─── Dataset extract

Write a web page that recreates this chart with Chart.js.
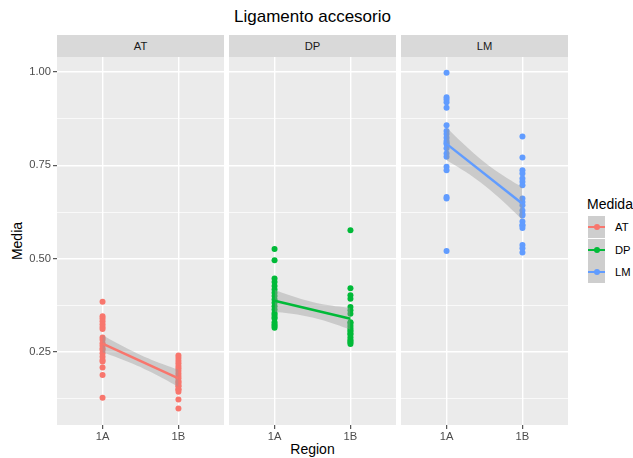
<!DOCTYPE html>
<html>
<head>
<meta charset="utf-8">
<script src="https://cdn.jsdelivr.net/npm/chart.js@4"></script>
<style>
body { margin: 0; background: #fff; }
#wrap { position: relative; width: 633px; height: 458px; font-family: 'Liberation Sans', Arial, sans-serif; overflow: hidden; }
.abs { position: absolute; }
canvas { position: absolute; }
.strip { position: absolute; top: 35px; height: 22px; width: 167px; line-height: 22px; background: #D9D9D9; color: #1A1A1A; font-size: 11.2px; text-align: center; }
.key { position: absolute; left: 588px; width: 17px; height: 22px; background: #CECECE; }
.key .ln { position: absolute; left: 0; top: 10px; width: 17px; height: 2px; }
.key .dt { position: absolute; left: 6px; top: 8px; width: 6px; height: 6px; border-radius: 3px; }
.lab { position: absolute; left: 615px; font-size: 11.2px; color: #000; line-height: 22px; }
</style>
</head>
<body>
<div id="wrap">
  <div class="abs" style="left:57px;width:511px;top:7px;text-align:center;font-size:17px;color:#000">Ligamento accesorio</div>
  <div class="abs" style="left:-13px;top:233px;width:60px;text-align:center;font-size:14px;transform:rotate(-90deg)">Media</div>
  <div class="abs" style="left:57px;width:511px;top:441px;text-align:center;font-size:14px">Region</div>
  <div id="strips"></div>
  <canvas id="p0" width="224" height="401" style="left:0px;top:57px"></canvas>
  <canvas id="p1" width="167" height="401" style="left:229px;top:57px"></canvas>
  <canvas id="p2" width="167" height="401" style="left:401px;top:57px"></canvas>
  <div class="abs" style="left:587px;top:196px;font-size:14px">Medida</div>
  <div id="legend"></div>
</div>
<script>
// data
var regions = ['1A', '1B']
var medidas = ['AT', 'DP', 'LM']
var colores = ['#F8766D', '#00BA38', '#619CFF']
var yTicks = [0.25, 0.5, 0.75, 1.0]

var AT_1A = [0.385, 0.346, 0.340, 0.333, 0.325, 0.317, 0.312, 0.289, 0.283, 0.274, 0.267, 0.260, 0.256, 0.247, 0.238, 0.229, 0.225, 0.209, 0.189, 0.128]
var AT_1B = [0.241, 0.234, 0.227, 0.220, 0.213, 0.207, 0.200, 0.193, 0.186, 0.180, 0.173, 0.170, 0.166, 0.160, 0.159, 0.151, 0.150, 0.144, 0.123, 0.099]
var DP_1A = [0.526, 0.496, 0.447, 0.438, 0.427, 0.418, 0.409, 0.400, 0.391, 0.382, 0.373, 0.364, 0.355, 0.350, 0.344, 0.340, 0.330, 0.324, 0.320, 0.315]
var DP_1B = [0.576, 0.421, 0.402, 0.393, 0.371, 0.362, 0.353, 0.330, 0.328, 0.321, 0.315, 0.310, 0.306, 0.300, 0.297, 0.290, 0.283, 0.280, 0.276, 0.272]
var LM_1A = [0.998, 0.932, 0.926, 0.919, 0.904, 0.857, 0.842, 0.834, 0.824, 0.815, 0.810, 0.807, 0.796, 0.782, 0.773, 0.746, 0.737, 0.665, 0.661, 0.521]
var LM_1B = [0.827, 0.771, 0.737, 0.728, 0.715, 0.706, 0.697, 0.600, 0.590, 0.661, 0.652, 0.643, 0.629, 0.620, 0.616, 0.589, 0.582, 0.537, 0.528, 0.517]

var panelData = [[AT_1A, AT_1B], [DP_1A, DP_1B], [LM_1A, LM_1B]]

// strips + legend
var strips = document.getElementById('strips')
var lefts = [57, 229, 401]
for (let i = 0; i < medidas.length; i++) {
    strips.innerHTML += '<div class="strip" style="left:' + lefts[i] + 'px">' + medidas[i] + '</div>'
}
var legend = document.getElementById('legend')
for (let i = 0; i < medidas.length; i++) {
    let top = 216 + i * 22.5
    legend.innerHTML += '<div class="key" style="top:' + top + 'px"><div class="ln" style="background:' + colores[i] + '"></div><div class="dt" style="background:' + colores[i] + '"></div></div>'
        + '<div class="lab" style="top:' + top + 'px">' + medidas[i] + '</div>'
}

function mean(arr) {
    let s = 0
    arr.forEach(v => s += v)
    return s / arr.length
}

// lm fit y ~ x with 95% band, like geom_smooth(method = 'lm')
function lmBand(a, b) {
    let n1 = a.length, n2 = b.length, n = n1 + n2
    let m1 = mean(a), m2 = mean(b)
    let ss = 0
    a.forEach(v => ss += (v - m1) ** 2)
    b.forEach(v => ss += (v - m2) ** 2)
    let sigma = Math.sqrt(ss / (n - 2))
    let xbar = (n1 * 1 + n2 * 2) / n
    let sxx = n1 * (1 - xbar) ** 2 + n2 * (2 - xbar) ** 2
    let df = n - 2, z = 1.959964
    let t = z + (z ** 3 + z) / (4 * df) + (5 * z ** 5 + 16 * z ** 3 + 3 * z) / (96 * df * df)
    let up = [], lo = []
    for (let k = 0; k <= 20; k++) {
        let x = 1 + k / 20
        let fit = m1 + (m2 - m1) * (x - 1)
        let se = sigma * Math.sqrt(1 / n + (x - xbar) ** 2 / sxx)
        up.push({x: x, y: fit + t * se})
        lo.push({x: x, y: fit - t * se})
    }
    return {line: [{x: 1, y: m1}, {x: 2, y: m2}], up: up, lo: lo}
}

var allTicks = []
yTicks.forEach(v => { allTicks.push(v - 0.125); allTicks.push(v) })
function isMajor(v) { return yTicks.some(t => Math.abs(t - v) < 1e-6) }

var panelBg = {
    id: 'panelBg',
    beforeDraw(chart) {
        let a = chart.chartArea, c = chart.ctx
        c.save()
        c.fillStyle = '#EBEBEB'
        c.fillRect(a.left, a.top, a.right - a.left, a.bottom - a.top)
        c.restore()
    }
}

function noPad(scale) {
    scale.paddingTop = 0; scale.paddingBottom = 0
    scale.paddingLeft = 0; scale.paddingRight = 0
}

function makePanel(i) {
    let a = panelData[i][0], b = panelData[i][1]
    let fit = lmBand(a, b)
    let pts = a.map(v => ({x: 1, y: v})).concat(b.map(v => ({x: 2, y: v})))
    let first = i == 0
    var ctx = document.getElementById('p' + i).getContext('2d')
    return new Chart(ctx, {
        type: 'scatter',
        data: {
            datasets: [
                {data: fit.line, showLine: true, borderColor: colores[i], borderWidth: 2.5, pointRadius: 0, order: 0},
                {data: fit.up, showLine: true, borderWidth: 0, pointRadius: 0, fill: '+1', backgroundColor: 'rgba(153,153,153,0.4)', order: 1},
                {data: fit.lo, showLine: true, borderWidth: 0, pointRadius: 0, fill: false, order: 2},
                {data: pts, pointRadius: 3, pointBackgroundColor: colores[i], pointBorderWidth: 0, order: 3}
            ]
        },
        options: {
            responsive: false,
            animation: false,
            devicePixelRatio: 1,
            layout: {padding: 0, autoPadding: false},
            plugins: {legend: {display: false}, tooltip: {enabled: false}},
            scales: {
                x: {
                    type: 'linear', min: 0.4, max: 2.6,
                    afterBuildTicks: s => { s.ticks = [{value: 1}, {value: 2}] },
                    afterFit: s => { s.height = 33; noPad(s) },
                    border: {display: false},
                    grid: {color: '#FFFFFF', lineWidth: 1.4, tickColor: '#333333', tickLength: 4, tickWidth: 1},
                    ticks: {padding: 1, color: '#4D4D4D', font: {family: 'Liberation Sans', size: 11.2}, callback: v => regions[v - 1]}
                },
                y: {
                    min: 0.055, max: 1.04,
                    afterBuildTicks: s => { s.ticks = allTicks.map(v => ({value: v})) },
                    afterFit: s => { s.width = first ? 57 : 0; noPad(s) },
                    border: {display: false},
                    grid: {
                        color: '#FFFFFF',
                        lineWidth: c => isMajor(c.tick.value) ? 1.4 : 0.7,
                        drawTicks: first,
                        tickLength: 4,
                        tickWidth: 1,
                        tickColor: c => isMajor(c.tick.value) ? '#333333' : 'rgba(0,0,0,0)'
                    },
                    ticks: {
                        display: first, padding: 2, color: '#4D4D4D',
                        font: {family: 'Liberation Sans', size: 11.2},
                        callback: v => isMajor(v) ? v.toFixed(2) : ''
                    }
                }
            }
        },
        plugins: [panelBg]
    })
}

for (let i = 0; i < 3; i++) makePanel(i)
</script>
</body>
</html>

──────
─── Dataset extract

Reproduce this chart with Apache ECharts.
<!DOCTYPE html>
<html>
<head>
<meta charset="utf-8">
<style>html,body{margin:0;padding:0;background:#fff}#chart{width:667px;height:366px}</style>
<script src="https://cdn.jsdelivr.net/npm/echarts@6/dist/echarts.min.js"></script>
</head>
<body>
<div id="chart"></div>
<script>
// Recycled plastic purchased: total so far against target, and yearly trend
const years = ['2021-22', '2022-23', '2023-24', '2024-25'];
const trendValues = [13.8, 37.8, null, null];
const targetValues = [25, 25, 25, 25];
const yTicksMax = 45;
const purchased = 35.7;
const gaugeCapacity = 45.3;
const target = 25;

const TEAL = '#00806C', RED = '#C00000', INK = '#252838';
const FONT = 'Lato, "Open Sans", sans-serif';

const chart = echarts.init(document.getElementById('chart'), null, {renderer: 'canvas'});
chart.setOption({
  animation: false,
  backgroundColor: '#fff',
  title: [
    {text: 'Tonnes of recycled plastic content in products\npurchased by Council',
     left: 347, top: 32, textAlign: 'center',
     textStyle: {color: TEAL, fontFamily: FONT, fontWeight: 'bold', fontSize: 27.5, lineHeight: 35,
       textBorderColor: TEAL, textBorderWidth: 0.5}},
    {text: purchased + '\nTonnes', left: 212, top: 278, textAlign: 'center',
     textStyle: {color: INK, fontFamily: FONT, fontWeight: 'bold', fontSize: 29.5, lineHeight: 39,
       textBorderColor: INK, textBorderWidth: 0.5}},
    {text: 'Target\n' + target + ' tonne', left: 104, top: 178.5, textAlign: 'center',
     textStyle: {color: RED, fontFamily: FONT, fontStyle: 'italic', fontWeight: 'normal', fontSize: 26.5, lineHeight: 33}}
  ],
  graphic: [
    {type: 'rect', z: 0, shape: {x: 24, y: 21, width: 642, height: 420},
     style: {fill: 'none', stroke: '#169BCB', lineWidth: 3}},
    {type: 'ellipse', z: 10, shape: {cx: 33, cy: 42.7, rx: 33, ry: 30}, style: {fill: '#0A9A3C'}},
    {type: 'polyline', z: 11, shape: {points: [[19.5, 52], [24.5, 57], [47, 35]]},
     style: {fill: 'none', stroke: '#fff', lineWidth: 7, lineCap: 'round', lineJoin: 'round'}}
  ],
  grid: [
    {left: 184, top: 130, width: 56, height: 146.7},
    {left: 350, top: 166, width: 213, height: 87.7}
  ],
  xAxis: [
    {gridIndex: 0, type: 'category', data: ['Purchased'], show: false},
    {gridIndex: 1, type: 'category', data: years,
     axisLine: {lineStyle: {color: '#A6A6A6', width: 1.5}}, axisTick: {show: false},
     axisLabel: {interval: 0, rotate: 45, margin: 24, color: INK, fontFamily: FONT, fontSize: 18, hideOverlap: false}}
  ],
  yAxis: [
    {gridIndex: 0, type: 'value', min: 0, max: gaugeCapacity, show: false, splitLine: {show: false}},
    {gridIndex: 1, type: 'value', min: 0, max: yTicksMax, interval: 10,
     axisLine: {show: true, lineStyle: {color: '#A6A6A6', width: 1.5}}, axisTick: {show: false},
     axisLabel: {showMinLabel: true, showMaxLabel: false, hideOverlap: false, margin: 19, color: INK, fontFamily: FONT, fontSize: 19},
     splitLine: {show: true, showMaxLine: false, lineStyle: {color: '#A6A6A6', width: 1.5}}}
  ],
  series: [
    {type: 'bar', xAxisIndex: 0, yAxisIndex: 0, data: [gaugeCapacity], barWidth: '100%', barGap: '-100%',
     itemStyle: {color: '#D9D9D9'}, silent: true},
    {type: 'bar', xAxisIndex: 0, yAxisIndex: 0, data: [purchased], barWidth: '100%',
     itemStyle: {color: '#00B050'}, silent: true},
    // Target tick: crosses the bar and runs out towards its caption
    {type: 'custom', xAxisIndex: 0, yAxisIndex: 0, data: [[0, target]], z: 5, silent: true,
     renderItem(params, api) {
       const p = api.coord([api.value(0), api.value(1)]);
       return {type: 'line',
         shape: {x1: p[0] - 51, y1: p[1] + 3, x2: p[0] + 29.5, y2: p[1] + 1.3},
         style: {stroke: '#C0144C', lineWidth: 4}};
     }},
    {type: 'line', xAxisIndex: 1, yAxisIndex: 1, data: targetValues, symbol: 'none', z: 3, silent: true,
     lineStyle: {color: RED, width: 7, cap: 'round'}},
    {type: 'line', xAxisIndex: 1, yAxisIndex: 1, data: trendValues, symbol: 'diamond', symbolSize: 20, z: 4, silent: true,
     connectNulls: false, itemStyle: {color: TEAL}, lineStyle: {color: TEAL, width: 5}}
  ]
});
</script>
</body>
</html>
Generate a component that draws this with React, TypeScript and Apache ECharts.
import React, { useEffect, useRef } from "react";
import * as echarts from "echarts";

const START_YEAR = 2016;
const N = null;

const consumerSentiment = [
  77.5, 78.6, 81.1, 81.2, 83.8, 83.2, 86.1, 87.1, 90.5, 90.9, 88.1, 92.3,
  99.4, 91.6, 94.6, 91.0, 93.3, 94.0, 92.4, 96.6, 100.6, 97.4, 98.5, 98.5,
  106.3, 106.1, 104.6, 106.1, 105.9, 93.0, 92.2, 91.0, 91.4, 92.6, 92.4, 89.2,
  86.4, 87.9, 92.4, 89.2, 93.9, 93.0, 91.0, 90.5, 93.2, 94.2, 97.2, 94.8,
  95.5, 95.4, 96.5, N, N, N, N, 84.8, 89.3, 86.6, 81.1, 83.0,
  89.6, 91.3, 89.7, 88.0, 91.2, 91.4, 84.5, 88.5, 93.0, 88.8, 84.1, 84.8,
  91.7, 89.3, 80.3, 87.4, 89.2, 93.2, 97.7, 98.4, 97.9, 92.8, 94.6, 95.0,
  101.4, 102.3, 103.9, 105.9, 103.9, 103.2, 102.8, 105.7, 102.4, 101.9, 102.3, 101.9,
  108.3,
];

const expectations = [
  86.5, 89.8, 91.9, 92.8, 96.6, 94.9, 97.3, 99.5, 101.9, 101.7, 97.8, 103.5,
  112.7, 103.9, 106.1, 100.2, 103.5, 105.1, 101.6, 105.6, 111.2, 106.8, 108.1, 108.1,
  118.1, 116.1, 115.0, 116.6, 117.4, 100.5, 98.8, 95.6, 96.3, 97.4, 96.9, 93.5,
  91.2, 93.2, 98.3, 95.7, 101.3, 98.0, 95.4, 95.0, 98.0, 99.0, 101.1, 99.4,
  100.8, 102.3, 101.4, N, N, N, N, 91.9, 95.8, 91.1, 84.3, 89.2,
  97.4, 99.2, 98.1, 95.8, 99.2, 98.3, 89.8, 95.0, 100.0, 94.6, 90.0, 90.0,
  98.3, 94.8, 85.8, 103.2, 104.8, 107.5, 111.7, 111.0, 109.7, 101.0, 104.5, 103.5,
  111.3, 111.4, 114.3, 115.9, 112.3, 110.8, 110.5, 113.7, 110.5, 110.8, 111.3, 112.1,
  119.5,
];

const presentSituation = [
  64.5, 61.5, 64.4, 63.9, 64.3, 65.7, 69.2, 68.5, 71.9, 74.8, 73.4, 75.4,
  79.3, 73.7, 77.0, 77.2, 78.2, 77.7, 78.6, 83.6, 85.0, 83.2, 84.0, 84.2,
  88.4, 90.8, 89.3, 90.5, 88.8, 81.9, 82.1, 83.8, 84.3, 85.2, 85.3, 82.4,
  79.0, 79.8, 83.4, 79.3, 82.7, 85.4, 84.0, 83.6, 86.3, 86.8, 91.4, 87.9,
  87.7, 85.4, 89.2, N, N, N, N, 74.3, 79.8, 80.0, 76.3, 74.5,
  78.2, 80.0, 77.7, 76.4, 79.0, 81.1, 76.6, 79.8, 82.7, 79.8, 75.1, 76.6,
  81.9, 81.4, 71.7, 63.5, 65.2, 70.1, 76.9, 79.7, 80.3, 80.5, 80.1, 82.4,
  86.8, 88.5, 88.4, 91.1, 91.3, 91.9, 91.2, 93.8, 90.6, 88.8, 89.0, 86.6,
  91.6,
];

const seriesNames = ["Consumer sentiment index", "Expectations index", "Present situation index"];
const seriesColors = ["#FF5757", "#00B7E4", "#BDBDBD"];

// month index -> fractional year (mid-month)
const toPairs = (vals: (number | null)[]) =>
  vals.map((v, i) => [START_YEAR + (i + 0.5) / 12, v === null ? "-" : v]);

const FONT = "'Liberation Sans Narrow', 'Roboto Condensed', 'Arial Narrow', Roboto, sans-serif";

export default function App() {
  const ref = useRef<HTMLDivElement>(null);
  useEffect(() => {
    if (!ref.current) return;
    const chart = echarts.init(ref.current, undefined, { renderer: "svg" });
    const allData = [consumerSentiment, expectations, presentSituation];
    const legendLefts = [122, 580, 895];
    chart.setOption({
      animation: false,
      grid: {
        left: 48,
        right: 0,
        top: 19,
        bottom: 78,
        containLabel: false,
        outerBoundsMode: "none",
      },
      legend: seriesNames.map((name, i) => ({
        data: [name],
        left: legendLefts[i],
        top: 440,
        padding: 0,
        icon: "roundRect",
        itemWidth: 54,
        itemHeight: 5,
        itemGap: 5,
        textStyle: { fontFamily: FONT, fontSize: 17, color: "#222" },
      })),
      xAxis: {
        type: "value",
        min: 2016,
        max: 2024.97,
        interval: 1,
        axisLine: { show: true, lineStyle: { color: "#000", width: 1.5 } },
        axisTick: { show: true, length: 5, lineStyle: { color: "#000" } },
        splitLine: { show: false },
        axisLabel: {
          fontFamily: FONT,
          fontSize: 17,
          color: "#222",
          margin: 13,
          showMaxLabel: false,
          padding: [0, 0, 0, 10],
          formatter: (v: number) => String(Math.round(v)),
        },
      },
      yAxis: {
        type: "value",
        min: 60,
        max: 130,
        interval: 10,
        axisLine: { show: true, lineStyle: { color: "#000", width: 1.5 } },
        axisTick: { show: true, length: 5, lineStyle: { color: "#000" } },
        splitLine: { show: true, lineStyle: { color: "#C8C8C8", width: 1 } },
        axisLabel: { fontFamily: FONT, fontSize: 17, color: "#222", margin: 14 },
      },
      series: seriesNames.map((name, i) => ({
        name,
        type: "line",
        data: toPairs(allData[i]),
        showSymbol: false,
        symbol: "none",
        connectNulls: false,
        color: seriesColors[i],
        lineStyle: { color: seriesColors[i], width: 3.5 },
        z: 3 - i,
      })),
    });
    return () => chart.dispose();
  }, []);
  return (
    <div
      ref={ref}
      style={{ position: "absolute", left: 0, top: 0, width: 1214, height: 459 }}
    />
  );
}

──────

• _Work instructions_
Repeat only the lines from the one holding "Write a web" to the one holding "var yTicks = [0.25, 0.5, 0.75, 1.0]", both ends included, and drop the images.

• _Reply to the exercise_
Write a web page that recreates this chart with Chart.js.
<!DOCTYPE html>
<html>
<head>
<meta charset="utf-8">
<script src="https://cdn.jsdelivr.net/npm/chart.js@4"></script>
<style>
body { margin: 0; background: #fff; }
#wrap { position: relative; width: 633px; height: 458px; font-family: 'Liberation Sans', Arial, sans-serif; overflow: hidden; }
.abs { position: absolute; }
canvas { position: absolute; }
.strip { position: absolute; top: 35px; height: 22px; width: 167px; line-height: 22px; background: #D9D9D9; color: #1A1A1A; font-size: 11.2px; text-align: center; }
.key { position: absolute; left: 588px; width: 17px; height: 22px; background: #CECECE; }
.key .ln { position: absolute; left: 0; top: 10px; width: 17px; height: 2px; }
.key .dt { position: absolute; left: 6px; top: 8px; width: 6px; height: 6px; border-radius: 3px; }
.lab { position: absolute; left: 615px; font-size: 11.2px; color: #000; line-height: 22px; }
</style>
</head>
<body>
<div id="wrap">
  <div class="abs" style="left:57px;width:511px;top:7px;text-align:center;font-size:17px;color:#000">Ligamento accesorio</div>
  <div class="abs" style="left:-13px;top:233px;width:60px;text-align:center;font-size:14px;transform:rotate(-90deg)">Media</div>
  <div class="abs" style="left:57px;width:511px;top:441px;text-align:center;font-size:14px">Region</div>
  <div id="strips"></div>
  <canvas id="p0" width="224" height="401" style="left:0px;top:57px"></canvas>
  <canvas id="p1" width="167" height="401" style="left:229px;top:57px"></canvas>
  <canvas id="p2" width="167" height="401" style="left:401px;top:57px"></canvas>
  <div class="abs" style="left:587px;top:196px;font-size:14px">Medida</div>
  <div id="legend"></div>
</div>
<script>
// data
var regions = ['1A', '1B']
var medidas = ['AT', 'DP', 'LM']
var colores = ['#F8766D', '#00BA38', '#619CFF']
var yTicks = [0.25, 0.5, 0.75, 1.0]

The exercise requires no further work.